An enraptured group of wriggling kindergartners from Trenton’s Foundation Academy Charter School learn how the Elephant Got His Trunk, as Bart reads Rudyard Kipling’s Just So Stories’ The Elephant’s Child  to the class on Tuesday morn – during “Drop Everything and Read Week.”  Principal Graig Weiss and his exceptionally dedicated staff have developed scores of ways to involve the community into the educational process.  Keep up the good work, Graig and all Academy educators – you are spreading the joy to those who teach and those who learn.

My gratitude

– Bart  Jackson

To Learn More About Trenton’s Foundation Academy Charter School visit https://foundationacademies.org/

 

The Harmonies of our World – From Costa Rica’s Bellbird To Joshua Bell

‘Twas a dizzyingly moveable feast of music.   Within barely more than one brief rotation of our terrestrial orb I have had my soul opened to the finest music that we humans and the Divine have to offer.

The morning sun’s lifting over the Osa Peninsula in southern Costa Rica once again orchestrates a fugal flood of God’s most elegant song birds.  Our guide Abraham slings his scope and tripod over shoulder, leading Lorraine and me down slender trails through the leafy jungle.  Somewhere, amidst this dense ramage, bellbirds cello, pink-legged woodrails trill, tanagers staccato, and the clay-colored thrush lets loose the sweet stab of a call that has won him the honor of Costa Rica’s National bird.  Thousands join the chorus – even sun-dappled pairs of macaws lend their raucous cries to this symphonic surge of life.
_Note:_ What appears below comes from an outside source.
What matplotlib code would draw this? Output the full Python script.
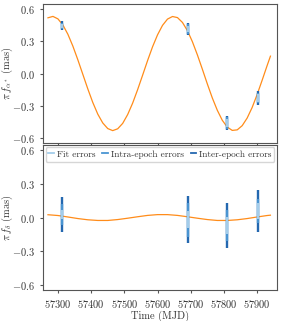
import matplotlib
matplotlib.use("Agg")
import matplotlib.pyplot as plt
from matplotlib.lines import Line2D

# model curves
t_ra = [57270, 57285, 57300, 57315, 57330, 57345, 57360, 57375, 57390, 57405,
        57420, 57435, 57450, 57465, 57480, 57495, 57510, 57525, 57540, 57555,
        57570, 57585, 57600, 57615, 57630, 57645, 57660, 57675, 57690, 57705,
        57720, 57735, 57750, 57765, 57780, 57795, 57810, 57825, 57840, 57855,
        57870, 57885, 57900, 57915, 57930, 57940]
f_ra = [0.517, 0.530, 0.507, 0.450, 0.364, 0.254, 0.127, -0.008, -0.143, -0.269,
        -0.377, -0.459, -0.511, -0.530, -0.513, -0.463, -0.381, -0.275, -0.150, -0.016,
        0.120, 0.248, 0.359, 0.447, 0.505, 0.529, 0.519, 0.474, 0.398, 0.295,
        0.173, 0.040, -0.097, -0.227, -0.341, -0.434, -0.497, -0.528, -0.523, -0.484,
        -0.413, -0.315, -0.195, -0.063, 0.073, 0.161]

t_dec = [57270, 57300, 57330, 57360, 57390, 57420, 57450, 57480, 57510, 57540,
         57570, 57600, 57630, 57660, 57690, 57720, 57750, 57780, 57810, 57840,
         57870, 57900, 57930, 57940]
f_dec = [0.025, 0.018, 0.005, -0.009, -0.020, -0.026, -0.026, -0.018, -0.006, 0.007,
         0.019, 0.026, 0.026, 0.019, 0.007, -0.006, -0.018, -0.026, -0.026, -0.020,
         -0.009, 0.005, 0.018, 0.021]

# epochs and errors
epochs = [57312, 57693, 57810, 57903]
ra_val = [0.443, 0.413, -0.459, -0.228]
ra_fit = [0.020, 0.030, 0.040, 0.035]
ra_intra = [0.030, 0.045, 0.055, 0.050]
ra_inter = [0.043, 0.057, 0.065, 0.065]

dec_val = [0.027, -0.021, -0.073, 0.059]
dec_fit = [0.040, 0.076, 0.076, 0.069]
dec_intra = [0.090, 0.150, 0.140, 0.107]
dec_inter = [0.160, 0.210, 0.200, 0.186]

plt.rcParams.update({
    "font.family": "serif",
    "font.serif": ["cmr10"],
    "mathtext.fontset": "cm",
    "axes.formatter.use_mathtext": True,
    "font.size": 7.5,
    "axes.edgecolor": "#555555",
    "xtick.color": "#555555",
    "ytick.color": "#555555",
    "xtick.labelcolor": "#333333",
    "ytick.labelcolor": "#333333",
    "xtick.major.size": 2.5,
    "ytick.major.size": 2.5,
})

c_line = "#ff8c1a"
c_inter = "#2468b0"
c_intra = "#4a95d2"
c_fit = "#a3cdea"

fig = plt.figure(figsize=(2.81, 3.21), dpi=100)
ax1 = fig.add_axes([0.153, 0.5545, 0.833, 0.433])
ax2 = fig.add_axes([0.153, 0.0966, 0.833, 0.4514])

for ax, t, f, val, fit, intra, inter in [
        (ax1, t_ra, f_ra, ra_val, ra_fit, ra_intra, ra_inter),
        (ax2, t_dec, f_dec, dec_val, dec_fit, dec_intra, dec_inter)]:
    ax.plot(t, f, color=c_line, lw=0.9, zorder=1)
    ax.errorbar(epochs, val, yerr=inter, fmt="none", ecolor=c_inter, elinewidth=1.7,
                capsize=0, zorder=2)
    ax.errorbar(epochs, val, yerr=intra, fmt="none", ecolor=c_intra, elinewidth=1.7,
                capsize=0, zorder=3)
    ax.errorbar(epochs, val, yerr=fit, fmt="none", ecolor=c_fit, elinewidth=1.7,
                capsize=0, zorder=4)
    ax.set_xlim(57255, 57960)
    ax.set_ylim(-0.645, 0.645)
    ax.set_yticks([-0.6, -0.3, 0.0, 0.3, 0.6])
    ax.set_xticks([57300, 57400, 57500, 57600, 57700, 57800, 57900])
    ax.ticklabel_format(axis="x", useOffset=False)
    ax.yaxis.set_label_coords(-0.118, 0.5)

ax1.set_xticklabels([])
ax1.set_ylabel(r"$\pi\, f_{\alpha^*}$ (mas)", color="#333333")
ax2.set_ylabel(r"$\pi\, f_{\delta}$ (mas)", color="#333333")
ax2.set_xlabel("Time (MJD)", color="#333333", labelpad=0)

handles = [Line2D([], [], color=c, lw=1.3) for c in (c_fit, c_intra, c_inter)]
labels = ["Fit errors", "Intra-epoch errors", "Inter-epoch errors"]
ax2.legend(handles, labels, loc="upper center", ncol=3, fontsize=6.7,
           handlelength=0.6, handletextpad=0.3, columnspacing=0.75,
           borderpad=0.3, borderaxespad=0.25, labelcolor="#333333")

fig.savefig("out.png", dpi=100)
Compared to Abraham, Lorraine and I cannot find a lion in our living room, but with his tutelage and our binoculars we try to poke our eyes where bodies could not possibly penetrate – to spy the sources of this symphony in the bush.  With each bird sighted comes an almost disenchanting ease at their songs.  Such magnificent rhapsodies so effortlessly, so spontaneously brought forth – and yet enchanting beyond telling.

Then, suddenly – thanks to the near-magical mechanics of today’s travel, and scores unseen assisting hands –  here Lorraine and I sit: a mere tanager’s swoop from virtuoso violinist Joshua Bell and the Academy of St. Martins in the Fields Orchestra performing Paganini’s Violin Concerto No. 1.  (After landing at Newark airport, a friend raced us home with enough time to pick up our tickets and arrive back at Newark’s NJ Performing Arts Center for the 8 p.m. curtain.) Poised concentration etched Bell’s face and passion poured through his agile fingers and on into the 1713 Huberman Stradivarius which delivered his mastery.  That same awe of the Avian’s morning’s symphony returned.  Again, we paused, still, amazed that such beauty was ours for the hearing…reveling in the sounds and letting our souls crescendo and descend with the moment of the music.

But with this second concerto an additional emotion kept creeping in: admiration.  Joshua Bell had labored admirably, astoundingly, to achieve this pinnacle of performance.  The untold thousands of hours of practice, the hundreds of thousands of hours of his fellow musicians in the orchestra, had prepared them for this soul-enriching experience we were sharing.  And even during the performance, each measure of music hung precariously on that instant’s expertise.

The entire house rose to its feet and applauded the artists – none more enthusiastically than Lorraine and I.  To compare the morning’s vs. the evening’s symphony would be ludicrous.  Both transformed and uplifted me.  Both were divinely inspired.  Yet walking out of NJPAC into the evening air, the truth of this beauty became clear: whatever the source we are better for seeking it; we should accept it with gratitude; and while beauty’s creation comes with easy spontaneity for some and only with sweat for others, it always God’s best within us.

             – Bart Jackson

The Power of the Youthful Pen – Princeton Writing Academy Grand Writing Contest

The Power of the Youthful Pen – Princeton Writing Academy Grand Writing Contest

Yes, this Younger Generation will amaze you.  On Thursday, Bart had the privilege to announce the winners of the Princeton Writing Academy’s Grand Writing Contest, sponsored by Prometheus Publishing.   Academy Director Janine Edwards and her instructors have taught their students remarkably well. Before an audience at the Princeton Community Television Station, 5 and 6th grader semi-finalists read their own notably insightful, finely crafted tales.  These authors addressed homelessness, struggling under the competitive spotlight, fickle popularity, and an imaginative depiction of a young Chinese girl’s experience of encountering Chairman Mao Zedong.  Meanwhile, the 7-8th grade authors read impressively thoughtful offerings as an allegory of destructive greed, inventively mystical self-discovery, and a probing story about facing the final moments of our world.

Janine had given me the honor of acting as judge for the finalists.  As I read through their stories, I couldn’t help but be struck by the honesty and perceptive scrutiny of these young authors.  Then I looked at what I was writing when I was their age, and all I can say is that we have no cause to despair of today’s youth.  A new generation of idealists is blooming.